**What is being asked:** Reproduce every entry that follows word for word, but omit the images.

=====

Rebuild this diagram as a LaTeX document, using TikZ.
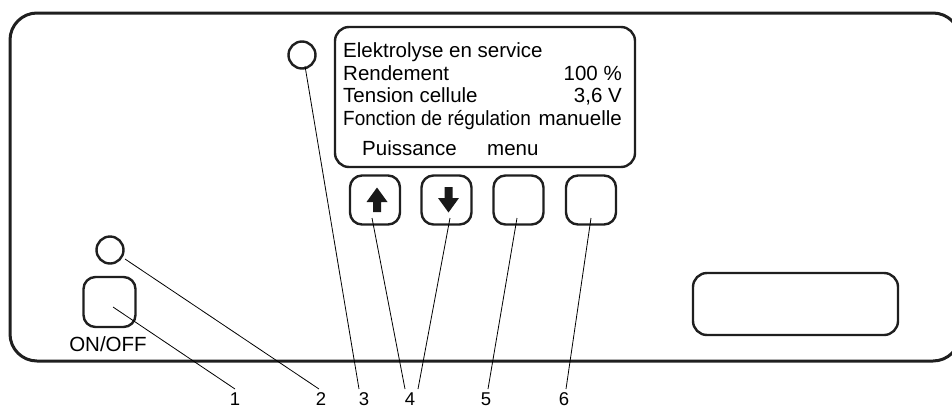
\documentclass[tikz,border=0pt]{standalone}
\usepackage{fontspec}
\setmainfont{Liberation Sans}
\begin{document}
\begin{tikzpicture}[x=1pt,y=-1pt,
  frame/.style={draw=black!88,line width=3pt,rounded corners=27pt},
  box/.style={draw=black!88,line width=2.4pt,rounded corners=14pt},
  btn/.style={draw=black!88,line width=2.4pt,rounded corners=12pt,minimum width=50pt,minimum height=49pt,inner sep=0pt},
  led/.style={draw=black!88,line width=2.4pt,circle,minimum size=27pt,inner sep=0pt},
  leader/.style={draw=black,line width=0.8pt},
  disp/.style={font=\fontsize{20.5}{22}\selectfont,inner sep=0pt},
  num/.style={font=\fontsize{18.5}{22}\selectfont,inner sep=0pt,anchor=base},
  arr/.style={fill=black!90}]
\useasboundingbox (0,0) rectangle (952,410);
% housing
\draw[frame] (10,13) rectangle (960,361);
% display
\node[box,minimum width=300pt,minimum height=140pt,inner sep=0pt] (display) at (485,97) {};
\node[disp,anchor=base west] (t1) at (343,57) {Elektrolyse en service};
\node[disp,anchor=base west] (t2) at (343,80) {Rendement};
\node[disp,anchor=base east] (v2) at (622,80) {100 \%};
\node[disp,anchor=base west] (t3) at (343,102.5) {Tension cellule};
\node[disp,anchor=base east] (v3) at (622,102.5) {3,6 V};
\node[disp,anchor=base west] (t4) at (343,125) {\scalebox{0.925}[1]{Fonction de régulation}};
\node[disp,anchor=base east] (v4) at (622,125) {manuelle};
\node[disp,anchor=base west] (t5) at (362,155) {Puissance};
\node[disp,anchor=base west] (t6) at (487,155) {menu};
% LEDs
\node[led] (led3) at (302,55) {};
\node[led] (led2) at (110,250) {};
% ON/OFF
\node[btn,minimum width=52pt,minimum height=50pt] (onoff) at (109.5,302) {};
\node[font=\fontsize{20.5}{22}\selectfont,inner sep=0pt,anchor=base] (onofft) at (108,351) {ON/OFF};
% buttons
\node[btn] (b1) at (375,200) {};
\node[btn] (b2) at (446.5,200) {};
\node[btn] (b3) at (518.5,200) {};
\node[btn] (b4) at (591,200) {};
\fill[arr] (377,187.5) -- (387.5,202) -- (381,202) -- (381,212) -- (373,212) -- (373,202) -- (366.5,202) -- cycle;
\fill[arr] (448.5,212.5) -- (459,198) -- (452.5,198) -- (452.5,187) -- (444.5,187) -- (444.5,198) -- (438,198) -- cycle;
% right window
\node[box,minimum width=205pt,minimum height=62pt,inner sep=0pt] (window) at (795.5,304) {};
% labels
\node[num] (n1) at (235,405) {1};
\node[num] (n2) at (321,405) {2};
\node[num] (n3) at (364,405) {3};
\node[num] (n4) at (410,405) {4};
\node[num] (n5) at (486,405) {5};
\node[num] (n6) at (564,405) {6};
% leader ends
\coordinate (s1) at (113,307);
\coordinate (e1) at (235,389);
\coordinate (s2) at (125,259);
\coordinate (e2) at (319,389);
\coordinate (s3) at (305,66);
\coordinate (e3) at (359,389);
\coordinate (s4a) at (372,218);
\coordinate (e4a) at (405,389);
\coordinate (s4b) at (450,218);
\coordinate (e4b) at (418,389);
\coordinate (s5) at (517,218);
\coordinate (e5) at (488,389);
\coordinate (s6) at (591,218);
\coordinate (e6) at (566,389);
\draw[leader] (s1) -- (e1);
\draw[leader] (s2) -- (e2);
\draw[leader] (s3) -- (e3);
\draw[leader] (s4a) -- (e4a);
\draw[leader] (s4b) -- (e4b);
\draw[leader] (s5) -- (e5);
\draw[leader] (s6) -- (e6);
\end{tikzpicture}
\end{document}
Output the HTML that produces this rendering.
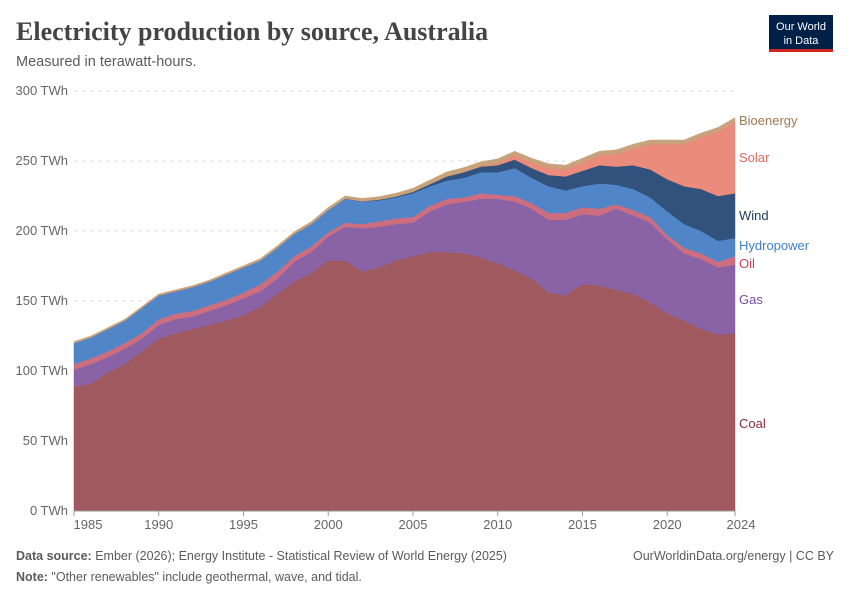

=====

**Solution for this exercise:**
Rebuild this diagram as a LaTeX document, using TikZ.
\documentclass[tikz,border=0pt]{standalone}
\usepackage{fontspec}
\setmainfont{Liberation Sans}
\begin{document}
\begin{tikzpicture}[x=1pt,y=-1pt,
  frame/.style={draw=black!88,line width=3pt,rounded corners=27pt},
  box/.style={draw=black!88,line width=2.4pt,rounded corners=14pt},
  btn/.style={draw=black!88,line width=2.4pt,rounded corners=12pt,minimum width=50pt,minimum height=49pt,inner sep=0pt},
  led/.style={draw=black!88,line width=2.4pt,circle,minimum size=27pt,inner sep=0pt},
  leader/.style={draw=black,line width=0.8pt},
  disp/.style={font=\fontsize{20.5}{22}\selectfont,inner sep=0pt},
  num/.style={font=\fontsize{18.5}{22}\selectfont,inner sep=0pt,anchor=base},
  arr/.style={fill=black!90}]
\useasboundingbox (0,0) rectangle (952,410);
% housing
\draw[frame] (10,13) rectangle (960,361);
% display
\node[box,minimum width=300pt,minimum height=140pt,inner sep=0pt] (display) at (485,97) {};
\node[disp,anchor=base west] (t1) at (343,57) {Elektrolyse en service};
\node[disp,anchor=base west] (t2) at (343,80) {Rendement};
\node[disp,anchor=base east] (v2) at (622,80) {100 \%};
\node[disp,anchor=base west] (t3) at (343,102.5) {Tension cellule};
\node[disp,anchor=base east] (v3) at (622,102.5) {3,6 V};
\node[disp,anchor=base west] (t4) at (343,125) {\scalebox{0.925}[1]{Fonction de régulation}};
\node[disp,anchor=base east] (v4) at (622,125) {manuelle};
\node[disp,anchor=base west] (t5) at (362,155) {Puissance};
\node[disp,anchor=base west] (t6) at (487,155) {menu};
% LEDs
\node[led] (led3) at (302,55) {};
\node[led] (led2) at (110,250) {};
% ON/OFF
\node[btn,minimum width=52pt,minimum height=50pt] (onoff) at (109.5,302) {};
\node[font=\fontsize{20.5}{22}\selectfont,inner sep=0pt,anchor=base] (onofft) at (108,351) {ON/OFF};
% buttons
\node[btn] (b1) at (375,200) {};
\node[btn] (b2) at (446.5,200) {};
\node[btn] (b3) at (518.5,200) {};
\node[btn] (b4) at (591,200) {};
\fill[arr] (377,187.5) -- (387.5,202) -- (381,202) -- (381,212) -- (373,212) -- (373,202) -- (366.5,202) -- cycle;
\fill[arr] (448.5,212.5) -- (459,198) -- (452.5,198) -- (452.5,187) -- (444.5,187) -- (444.5,198) -- (438,198) -- cycle;
% right window
\node[box,minimum width=205pt,minimum height=62pt,inner sep=0pt] (window) at (795.5,304) {};
% labels
\node[num] (n1) at (235,405) {1};
\node[num] (n2) at (321,405) {2};
\node[num] (n3) at (364,405) {3};
\node[num] (n4) at (410,405) {4};
\node[num] (n5) at (486,405) {5};
\node[num] (n6) at (564,405) {6};
% leader ends
\coordinate (s1) at (113,307);
\coordinate (e1) at (235,389);
\coordinate (s2) at (125,259);
\coordinate (e2) at (319,389);
\coordinate (s3) at (305,66);
\coordinate (e3) at (359,389);
\coordinate (s4a) at (372,218);
\coordinate (e4a) at (405,389);
\coordinate (s4b) at (450,218);
\coordinate (e4b) at (418,389);
\coordinate (s5) at (517,218);
\coordinate (e5) at (488,389);
\coordinate (s6) at (591,218);
\coordinate (e6) at (566,389);
\draw[leader] (s1) -- (e1);
\draw[leader] (s2) -- (e2);
\draw[leader] (s3) -- (e3);
\draw[leader] (s4a) -- (e4a);
\draw[leader] (s4b) -- (e4b);
\draw[leader] (s5) -- (e5);
\draw[leader] (s6) -- (e6);
\end{tikzpicture}
\end{document}
Output the HTML that produces this rendering.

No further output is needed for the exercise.